Start of RECORDED INFORMATION

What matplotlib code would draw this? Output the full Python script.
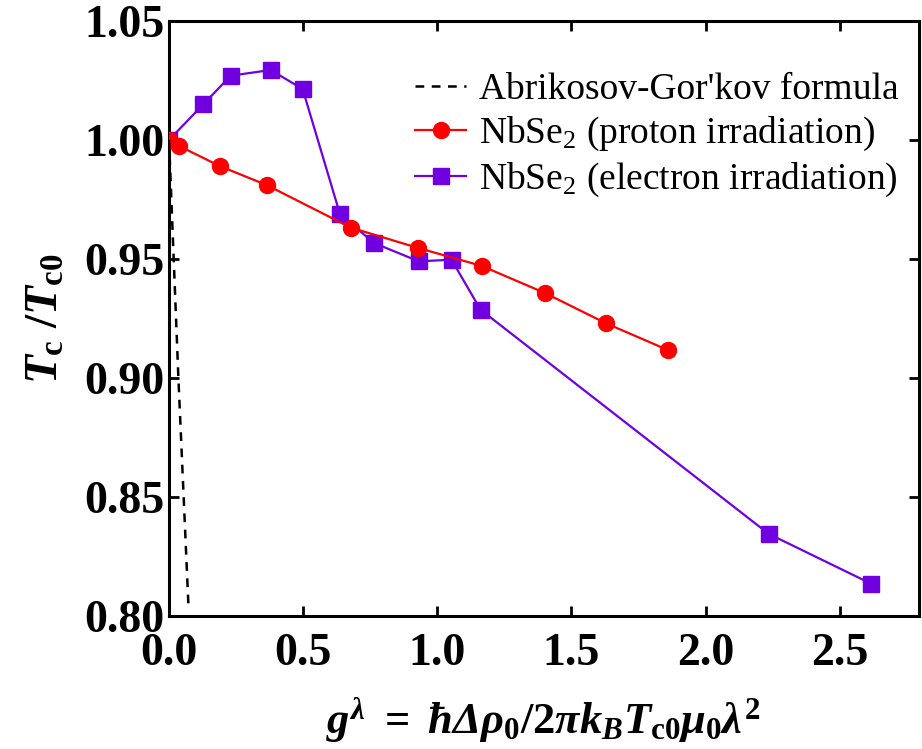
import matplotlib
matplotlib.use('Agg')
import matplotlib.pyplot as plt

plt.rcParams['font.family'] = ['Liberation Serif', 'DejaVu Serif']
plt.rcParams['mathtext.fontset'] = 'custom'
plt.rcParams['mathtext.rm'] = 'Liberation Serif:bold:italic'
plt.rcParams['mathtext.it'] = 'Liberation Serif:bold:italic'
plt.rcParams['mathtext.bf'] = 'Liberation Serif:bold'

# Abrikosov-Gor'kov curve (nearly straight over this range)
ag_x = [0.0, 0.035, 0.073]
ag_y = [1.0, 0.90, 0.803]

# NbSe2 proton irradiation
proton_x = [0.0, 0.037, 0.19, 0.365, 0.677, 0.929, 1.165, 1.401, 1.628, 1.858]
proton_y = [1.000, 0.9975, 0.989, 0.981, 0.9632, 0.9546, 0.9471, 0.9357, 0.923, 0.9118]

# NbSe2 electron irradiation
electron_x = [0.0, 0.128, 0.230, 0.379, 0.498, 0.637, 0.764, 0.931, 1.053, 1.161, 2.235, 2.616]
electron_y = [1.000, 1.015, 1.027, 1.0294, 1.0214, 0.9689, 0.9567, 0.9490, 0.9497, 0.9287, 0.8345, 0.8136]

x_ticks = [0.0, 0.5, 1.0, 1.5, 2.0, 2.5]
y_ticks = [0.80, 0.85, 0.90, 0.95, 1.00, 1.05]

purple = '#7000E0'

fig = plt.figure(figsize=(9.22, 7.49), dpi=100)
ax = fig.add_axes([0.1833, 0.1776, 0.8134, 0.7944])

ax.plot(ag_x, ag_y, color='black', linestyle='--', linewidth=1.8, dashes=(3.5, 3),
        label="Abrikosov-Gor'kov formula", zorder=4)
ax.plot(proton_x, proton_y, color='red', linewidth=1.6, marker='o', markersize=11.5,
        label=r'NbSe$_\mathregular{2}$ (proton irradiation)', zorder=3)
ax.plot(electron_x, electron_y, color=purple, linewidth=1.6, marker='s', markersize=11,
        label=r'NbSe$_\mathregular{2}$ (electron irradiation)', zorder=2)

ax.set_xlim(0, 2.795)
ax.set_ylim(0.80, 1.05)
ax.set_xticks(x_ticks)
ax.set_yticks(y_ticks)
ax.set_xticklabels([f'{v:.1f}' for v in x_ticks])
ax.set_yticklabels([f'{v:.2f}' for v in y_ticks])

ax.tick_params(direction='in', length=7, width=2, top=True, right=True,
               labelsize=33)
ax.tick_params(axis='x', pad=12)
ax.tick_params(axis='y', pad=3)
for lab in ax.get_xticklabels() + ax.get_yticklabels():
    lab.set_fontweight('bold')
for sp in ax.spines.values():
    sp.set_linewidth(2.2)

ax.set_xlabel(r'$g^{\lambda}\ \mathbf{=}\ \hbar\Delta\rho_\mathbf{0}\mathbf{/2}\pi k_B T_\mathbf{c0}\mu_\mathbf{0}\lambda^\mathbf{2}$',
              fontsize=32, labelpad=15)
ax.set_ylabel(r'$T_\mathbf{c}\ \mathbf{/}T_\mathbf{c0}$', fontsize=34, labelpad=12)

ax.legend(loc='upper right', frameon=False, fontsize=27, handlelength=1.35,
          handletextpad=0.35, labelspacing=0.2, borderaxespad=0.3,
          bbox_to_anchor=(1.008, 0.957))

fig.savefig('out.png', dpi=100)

End of RECORDED INFORMATION

_EXERCISE:_ Copy each line of the preceding data that contains the string "this".

_RESPONSE TO THE TASK:_
What matplotlib code would draw this? Output the full Python script.
# Abrikosov-Gor'kov curve (nearly straight over this range)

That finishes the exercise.